Sukamiskin adalah kerangkeng bagi tubuh Sukarno. Ende adalah belenggu bagi jiwa Sukarno. Dalam masa pembuangan di Pulau Bunga antara 1934 – 1938 itu, tahun pertamalah yang ia rasakan sebagai tahun paling berat. Ia –dan keluarganya– begitu dikucilkan. Ia dijauhi laiknya sebuah penyakit menular. Ia dikucilkan justru oleh orang-orang yang mengenalnya. Mereka tidak mau ambil risiko berurusan dengan polisi Belanda.
Kaki Sukarno hanya boleh melangkah dalam radius lima kilometer dari rumah pembuangannya. Seorang polisi berpakaian preman, akan berada pada jarak 60 meter dari dirinya. Ke mana pun Sukarno pergi, polisi itu menjadi bayang-bayang abadi.
Dalam “curhat”nya kepada Cindy Adams, Bung Karno menyatakan betapa perih jiwanya, betapa luka hatinya. Hantaman rindu Pulau Jawa, menghantam-hantam rongga dada dan ruang kepala. Sekalipun begitu, sebagai pimpinan keluarga, tak sekali pun ekspresi duka ia tampakkan di hadapan Ibu Amsi sang mertua, Inggit Garnasih sang istri, dan Ratna Djuami sang anak angkat.
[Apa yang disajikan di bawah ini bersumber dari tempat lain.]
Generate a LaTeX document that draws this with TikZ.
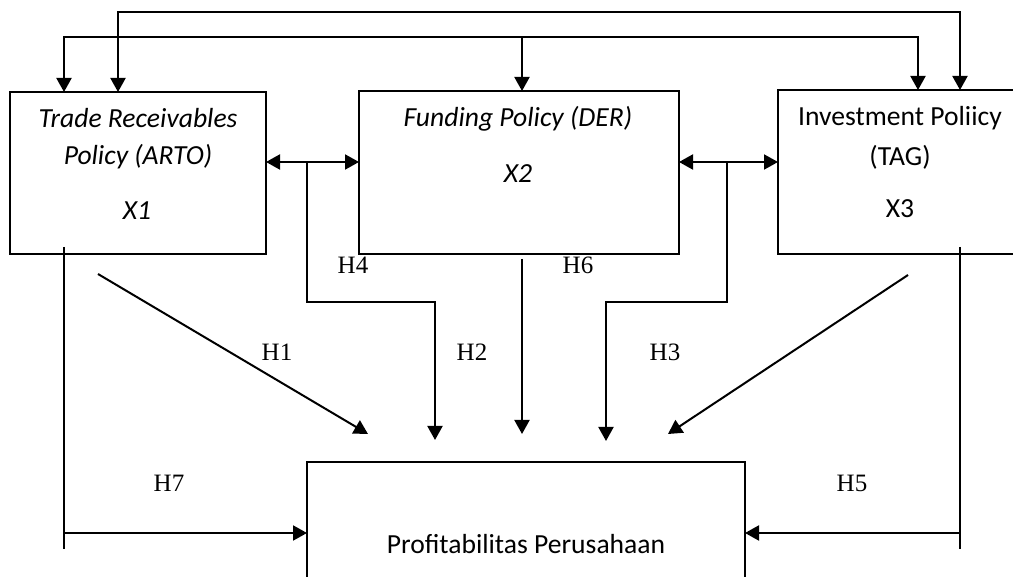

Nah, di saat ia tiada kawan, di saat hati mendendam rindu kampung halaman, di saat ketegarannya terkikis pelan, di saat itu pula ia dihantam peristiwa duka mendalam. Ibu Amsi sang mertua yang baik hati, meninggal dunia di atas pangkuannya. Dikisahkan, pada suatu malam, Ibu Amsi pergi tidur. Esok paginya, ia tidak bangun-bangun. Keesokan harinya pun tidak bangun. Di hari berikutnya lagi pun tidak.
Bung Karno, dalam kecemasan yang sangat, mengguncang-guncang tubuh Ibu Amsi dengan keras… akan tetapi, di pagi 12 Oktober 1935, setelah lima hari dalam keadaan tidur, ia pergi dengan tenang dalam keadaan belum sadar. Duka itu begitu mendalam.
Sukarno pula yang kemudian membawanya ke kuburan. Tangan Sukarno pula yang membangun dinding kuburan dengan batu-tembok. Tangan Sukarno-lah yang mencari batu kali, memotong dan mengasahnya untuk batu nisan di pusara Ibu Mertua. Dadanya makin sesak saat kaki-kaki menapak jalan sempit menuju pemakaman yang jauh di dalam hutan.
Sukarno berduka bersama Inggit dan Ratna Djuami, ditemani satu-dua rakyat jelata saja.